'''

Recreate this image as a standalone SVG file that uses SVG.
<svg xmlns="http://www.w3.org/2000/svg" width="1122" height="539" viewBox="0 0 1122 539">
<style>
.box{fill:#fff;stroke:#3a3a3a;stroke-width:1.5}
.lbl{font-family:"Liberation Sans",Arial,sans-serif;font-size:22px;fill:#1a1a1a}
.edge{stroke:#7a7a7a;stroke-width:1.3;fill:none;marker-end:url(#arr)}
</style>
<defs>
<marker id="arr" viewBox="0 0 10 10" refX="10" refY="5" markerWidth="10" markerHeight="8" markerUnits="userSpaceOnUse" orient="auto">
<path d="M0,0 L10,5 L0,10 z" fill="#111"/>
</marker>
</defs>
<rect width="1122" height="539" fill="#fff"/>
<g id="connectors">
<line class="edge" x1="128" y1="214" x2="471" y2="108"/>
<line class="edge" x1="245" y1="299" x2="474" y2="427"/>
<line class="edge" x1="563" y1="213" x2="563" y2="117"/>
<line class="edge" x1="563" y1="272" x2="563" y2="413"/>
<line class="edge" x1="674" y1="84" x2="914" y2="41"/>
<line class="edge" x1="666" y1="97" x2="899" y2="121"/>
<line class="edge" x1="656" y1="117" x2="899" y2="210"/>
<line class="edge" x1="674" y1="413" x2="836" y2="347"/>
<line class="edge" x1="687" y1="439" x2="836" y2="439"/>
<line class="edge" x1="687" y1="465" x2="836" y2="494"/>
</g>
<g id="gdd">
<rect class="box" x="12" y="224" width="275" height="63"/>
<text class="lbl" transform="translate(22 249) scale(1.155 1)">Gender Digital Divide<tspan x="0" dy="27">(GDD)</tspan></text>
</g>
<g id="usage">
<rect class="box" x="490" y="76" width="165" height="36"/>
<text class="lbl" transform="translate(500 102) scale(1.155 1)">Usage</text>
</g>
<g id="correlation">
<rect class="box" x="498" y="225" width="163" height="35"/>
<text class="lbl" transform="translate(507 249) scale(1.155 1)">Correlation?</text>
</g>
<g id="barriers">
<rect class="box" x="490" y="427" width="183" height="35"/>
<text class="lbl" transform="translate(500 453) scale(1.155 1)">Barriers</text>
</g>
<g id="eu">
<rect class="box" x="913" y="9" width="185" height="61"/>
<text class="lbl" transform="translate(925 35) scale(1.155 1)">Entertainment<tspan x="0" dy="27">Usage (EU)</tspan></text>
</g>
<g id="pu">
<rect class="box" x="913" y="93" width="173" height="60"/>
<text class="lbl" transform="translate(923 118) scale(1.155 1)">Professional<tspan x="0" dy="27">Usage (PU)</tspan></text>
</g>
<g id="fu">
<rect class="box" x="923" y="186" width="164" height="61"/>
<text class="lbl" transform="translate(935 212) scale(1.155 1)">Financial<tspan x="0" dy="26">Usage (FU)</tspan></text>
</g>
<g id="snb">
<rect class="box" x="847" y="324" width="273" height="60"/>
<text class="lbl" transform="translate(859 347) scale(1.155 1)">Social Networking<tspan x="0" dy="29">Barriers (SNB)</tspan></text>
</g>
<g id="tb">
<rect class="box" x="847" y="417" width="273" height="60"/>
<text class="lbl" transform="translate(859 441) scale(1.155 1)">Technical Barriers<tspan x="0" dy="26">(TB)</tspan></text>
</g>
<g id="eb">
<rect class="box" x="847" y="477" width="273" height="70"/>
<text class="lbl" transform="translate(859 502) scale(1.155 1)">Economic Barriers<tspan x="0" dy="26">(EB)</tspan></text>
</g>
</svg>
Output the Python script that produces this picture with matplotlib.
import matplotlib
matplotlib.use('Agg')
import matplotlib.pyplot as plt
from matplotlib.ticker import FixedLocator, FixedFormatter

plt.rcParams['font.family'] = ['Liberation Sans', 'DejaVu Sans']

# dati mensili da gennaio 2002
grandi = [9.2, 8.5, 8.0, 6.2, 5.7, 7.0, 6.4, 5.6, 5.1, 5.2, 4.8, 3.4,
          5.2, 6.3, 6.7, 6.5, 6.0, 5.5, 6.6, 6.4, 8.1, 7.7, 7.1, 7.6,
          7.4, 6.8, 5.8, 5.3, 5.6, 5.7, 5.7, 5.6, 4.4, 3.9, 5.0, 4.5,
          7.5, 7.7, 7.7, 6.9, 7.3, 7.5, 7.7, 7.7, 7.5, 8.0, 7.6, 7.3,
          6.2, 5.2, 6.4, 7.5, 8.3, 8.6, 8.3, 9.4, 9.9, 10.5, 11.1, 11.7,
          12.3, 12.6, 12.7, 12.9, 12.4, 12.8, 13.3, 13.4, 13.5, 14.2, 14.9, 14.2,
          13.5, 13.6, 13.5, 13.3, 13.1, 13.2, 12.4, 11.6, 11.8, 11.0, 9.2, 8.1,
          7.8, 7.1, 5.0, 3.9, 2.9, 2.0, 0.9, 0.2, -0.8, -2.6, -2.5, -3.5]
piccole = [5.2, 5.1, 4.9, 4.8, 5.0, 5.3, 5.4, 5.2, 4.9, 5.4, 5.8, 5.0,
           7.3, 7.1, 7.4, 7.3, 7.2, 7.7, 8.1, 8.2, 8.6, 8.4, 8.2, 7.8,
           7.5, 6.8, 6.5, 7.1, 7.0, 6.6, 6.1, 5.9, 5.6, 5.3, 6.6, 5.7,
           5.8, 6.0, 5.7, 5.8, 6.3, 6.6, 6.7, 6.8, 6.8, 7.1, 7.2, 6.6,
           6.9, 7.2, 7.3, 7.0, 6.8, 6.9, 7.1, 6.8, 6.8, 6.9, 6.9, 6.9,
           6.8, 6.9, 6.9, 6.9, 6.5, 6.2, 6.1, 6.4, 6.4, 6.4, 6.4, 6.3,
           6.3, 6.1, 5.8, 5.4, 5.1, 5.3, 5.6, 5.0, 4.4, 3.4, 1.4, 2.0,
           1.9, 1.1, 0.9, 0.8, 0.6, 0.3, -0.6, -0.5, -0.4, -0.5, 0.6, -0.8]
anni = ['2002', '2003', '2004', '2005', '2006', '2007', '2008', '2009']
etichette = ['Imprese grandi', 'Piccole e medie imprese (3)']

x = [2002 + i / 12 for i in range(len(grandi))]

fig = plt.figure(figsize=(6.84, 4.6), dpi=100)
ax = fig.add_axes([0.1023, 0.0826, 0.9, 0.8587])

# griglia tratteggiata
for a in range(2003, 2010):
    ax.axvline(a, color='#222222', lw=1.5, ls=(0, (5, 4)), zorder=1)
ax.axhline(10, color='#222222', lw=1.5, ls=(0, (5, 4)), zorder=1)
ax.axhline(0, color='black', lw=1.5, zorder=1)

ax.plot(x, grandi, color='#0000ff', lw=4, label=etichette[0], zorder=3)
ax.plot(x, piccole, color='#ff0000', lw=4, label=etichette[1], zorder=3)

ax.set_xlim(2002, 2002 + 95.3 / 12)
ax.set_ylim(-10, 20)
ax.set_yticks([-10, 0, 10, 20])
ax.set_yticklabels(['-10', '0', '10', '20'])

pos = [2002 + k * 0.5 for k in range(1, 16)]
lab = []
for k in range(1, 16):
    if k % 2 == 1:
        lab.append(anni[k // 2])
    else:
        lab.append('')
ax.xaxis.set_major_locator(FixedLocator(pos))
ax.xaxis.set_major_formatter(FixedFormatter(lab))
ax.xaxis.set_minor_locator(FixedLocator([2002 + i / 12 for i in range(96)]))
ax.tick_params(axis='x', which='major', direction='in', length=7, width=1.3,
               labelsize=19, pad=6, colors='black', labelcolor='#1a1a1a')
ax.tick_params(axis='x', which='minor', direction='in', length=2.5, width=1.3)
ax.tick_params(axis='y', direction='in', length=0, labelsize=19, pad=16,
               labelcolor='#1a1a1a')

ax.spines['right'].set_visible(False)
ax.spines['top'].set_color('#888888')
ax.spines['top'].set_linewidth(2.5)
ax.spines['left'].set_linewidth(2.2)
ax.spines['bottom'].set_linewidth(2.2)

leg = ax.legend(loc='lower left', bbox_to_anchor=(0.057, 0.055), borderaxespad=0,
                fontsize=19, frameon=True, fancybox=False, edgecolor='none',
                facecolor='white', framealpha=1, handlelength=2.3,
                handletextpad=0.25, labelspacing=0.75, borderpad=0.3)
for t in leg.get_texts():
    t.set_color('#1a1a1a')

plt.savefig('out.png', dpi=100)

'''

EXERCISE GOAL:
Print exactly the lines above from the one with "Output the Python" to the one with "plt.rcParams['font.family'] = ['Liberation", including both.

TASK SOLUTION:
Output the Python script that produces this picture with matplotlib.
import matplotlib
matplotlib.use('Agg')
import matplotlib.pyplot as plt
from matplotlib.ticker import FixedLocator, FixedFormatter

plt.rcParams['font.family'] = ['Liberation Sans', 'DejaVu Sans']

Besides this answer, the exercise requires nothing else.